_DESCRIPTION OF THE TASK_
Retype these lines and no others: the line holding "Give me the D3.js source for this chart.", the line holding "0.2, 0.015, 0];", and all lines between them. Pictures stay out.

_EXERCISE MATERIALS_

--- begin ---

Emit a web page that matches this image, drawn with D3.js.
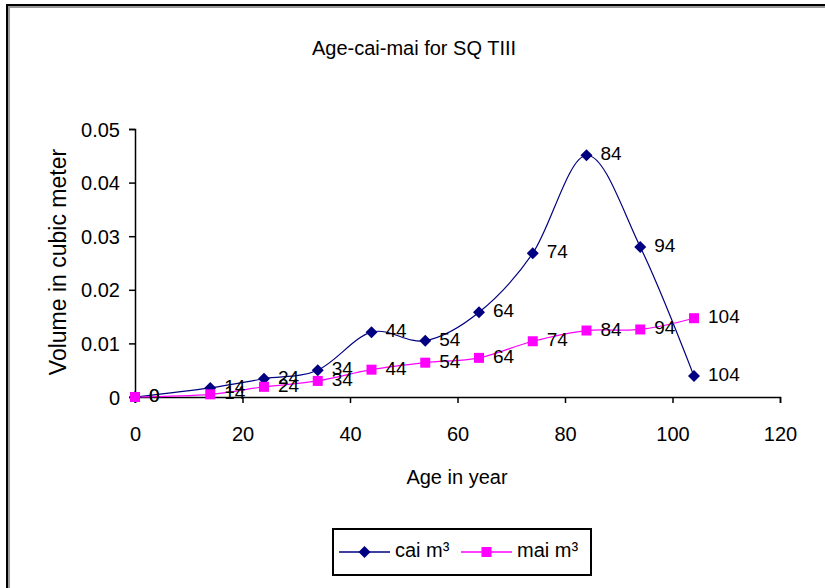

--- end ---
--- begin ---

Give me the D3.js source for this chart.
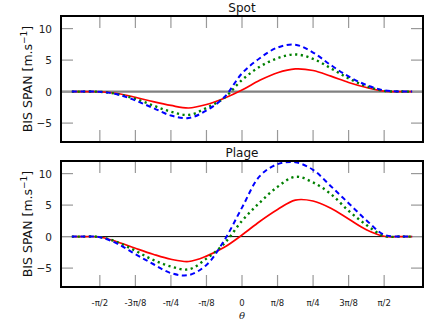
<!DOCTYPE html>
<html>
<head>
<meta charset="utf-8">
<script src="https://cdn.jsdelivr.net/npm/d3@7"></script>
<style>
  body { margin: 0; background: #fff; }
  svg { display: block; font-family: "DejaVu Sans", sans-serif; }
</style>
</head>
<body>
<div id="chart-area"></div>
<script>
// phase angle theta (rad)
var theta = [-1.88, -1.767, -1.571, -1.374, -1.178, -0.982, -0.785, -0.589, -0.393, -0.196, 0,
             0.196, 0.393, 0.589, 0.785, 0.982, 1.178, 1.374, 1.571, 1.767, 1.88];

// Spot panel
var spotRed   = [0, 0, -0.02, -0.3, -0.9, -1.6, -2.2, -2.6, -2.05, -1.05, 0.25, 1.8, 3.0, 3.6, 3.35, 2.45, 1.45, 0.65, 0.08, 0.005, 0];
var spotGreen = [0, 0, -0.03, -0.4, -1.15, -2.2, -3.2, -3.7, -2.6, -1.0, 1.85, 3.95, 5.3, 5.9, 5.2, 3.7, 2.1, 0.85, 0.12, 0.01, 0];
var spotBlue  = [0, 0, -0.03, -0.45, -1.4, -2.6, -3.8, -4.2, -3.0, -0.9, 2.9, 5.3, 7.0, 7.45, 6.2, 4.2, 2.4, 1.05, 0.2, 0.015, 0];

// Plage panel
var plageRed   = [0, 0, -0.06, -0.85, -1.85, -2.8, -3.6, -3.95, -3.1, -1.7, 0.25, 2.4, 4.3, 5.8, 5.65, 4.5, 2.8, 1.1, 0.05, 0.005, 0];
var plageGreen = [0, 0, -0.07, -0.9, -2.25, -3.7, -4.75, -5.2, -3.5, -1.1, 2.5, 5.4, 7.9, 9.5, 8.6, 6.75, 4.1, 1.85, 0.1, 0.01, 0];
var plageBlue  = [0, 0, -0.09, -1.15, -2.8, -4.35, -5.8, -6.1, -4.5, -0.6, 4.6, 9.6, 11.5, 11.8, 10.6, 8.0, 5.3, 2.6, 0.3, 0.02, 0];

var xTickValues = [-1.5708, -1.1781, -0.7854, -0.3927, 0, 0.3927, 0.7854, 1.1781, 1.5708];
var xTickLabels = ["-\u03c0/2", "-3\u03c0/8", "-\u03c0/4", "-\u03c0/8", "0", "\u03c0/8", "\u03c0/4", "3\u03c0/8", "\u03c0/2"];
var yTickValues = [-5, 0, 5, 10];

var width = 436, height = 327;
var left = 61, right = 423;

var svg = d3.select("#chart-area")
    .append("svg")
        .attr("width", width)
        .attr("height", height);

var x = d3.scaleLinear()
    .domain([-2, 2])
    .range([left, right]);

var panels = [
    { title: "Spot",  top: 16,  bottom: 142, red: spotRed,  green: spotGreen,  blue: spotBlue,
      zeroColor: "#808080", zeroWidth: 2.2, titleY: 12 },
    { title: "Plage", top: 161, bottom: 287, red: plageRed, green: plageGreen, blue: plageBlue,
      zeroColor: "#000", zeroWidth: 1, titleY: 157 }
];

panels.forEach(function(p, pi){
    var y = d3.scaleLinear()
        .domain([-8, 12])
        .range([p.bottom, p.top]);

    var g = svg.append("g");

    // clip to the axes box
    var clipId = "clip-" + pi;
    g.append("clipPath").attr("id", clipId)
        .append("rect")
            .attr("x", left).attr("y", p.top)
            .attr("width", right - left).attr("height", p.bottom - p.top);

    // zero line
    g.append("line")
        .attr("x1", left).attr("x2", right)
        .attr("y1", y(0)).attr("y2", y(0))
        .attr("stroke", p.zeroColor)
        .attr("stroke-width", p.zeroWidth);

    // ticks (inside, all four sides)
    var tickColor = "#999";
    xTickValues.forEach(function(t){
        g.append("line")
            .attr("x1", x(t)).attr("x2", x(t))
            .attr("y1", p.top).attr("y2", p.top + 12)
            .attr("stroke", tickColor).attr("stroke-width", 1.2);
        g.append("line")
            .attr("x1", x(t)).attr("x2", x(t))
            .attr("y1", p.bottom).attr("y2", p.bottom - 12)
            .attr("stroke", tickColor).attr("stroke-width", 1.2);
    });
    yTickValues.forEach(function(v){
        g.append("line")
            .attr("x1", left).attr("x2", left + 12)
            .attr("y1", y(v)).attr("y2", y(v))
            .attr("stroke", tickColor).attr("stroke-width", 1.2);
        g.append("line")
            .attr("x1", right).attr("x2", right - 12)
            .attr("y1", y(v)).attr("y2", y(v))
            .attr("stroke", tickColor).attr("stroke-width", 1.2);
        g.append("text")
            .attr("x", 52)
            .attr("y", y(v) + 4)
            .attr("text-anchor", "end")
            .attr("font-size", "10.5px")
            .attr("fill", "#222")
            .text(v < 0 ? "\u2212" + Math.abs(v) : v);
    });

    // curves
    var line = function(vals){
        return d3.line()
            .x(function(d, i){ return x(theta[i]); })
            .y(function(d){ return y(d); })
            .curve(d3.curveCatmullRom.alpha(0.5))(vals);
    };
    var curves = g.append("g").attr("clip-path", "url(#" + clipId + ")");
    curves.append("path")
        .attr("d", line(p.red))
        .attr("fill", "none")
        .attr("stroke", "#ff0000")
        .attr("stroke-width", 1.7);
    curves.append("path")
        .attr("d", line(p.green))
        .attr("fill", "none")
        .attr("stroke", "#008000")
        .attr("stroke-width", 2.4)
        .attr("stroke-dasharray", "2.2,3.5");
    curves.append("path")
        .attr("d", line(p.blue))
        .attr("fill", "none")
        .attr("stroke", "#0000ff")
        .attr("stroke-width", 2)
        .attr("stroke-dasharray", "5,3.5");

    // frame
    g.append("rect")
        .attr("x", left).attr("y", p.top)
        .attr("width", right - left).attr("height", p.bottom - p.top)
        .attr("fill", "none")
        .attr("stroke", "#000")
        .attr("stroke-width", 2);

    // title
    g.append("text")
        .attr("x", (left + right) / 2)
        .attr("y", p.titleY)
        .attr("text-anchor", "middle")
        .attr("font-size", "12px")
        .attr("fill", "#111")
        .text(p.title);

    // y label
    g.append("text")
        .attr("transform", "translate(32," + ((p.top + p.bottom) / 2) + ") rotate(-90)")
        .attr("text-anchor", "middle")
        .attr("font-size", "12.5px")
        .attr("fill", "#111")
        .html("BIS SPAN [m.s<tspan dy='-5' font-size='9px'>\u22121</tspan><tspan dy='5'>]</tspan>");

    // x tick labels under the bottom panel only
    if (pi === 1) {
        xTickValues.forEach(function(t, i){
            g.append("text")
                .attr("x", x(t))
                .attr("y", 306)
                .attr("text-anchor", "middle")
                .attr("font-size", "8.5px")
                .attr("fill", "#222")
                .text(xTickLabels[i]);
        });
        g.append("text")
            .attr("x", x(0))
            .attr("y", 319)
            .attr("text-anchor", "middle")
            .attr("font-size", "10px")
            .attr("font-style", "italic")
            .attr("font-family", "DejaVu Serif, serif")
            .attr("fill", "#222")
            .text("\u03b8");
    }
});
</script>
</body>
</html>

--- end ---

_ANSWER IN FULL_
Give me the D3.js source for this chart.
<!DOCTYPE html>
<html>
<head>
<meta charset="utf-8">
<script src="https://cdn.jsdelivr.net/npm/d3@7"></script>
<style>
  body { margin: 0; background: #fff; }
  svg { display: block; font-family: "DejaVu Sans", sans-serif; }
</style>
</head>
<body>
<div id="chart-area"></div>
<script>
// phase angle theta (rad)
var theta = [-1.88, -1.767, -1.571, -1.374, -1.178, -0.982, -0.785, -0.589, -0.393, -0.196, 0,
             0.196, 0.393, 0.589, 0.785, 0.982, 1.178, 1.374, 1.571, 1.767, 1.88];

// Spot panel
var spotRed   = [0, 0, -0.02, -0.3, -0.9, -1.6, -2.2, -2.6, -2.05, -1.05, 0.25, 1.8, 3.0, 3.6, 3.35, 2.45, 1.45, 0.65, 0.08, 0.005, 0];
var spotGreen = [0, 0, -0.03, -0.4, -1.15, -2.2, -3.2, -3.7, -2.6, -1.0, 1.85, 3.95, 5.3, 5.9, 5.2, 3.7, 2.1, 0.85, 0.12, 0.01, 0];
var spotBlue  = [0, 0, -0.03, -0.45, -1.4, -2.6, -3.8, -4.2, -3.0, -0.9, 2.9, 5.3, 7.0, 7.45, 6.2, 4.2, 2.4, 1.05, 0.2, 0.015, 0];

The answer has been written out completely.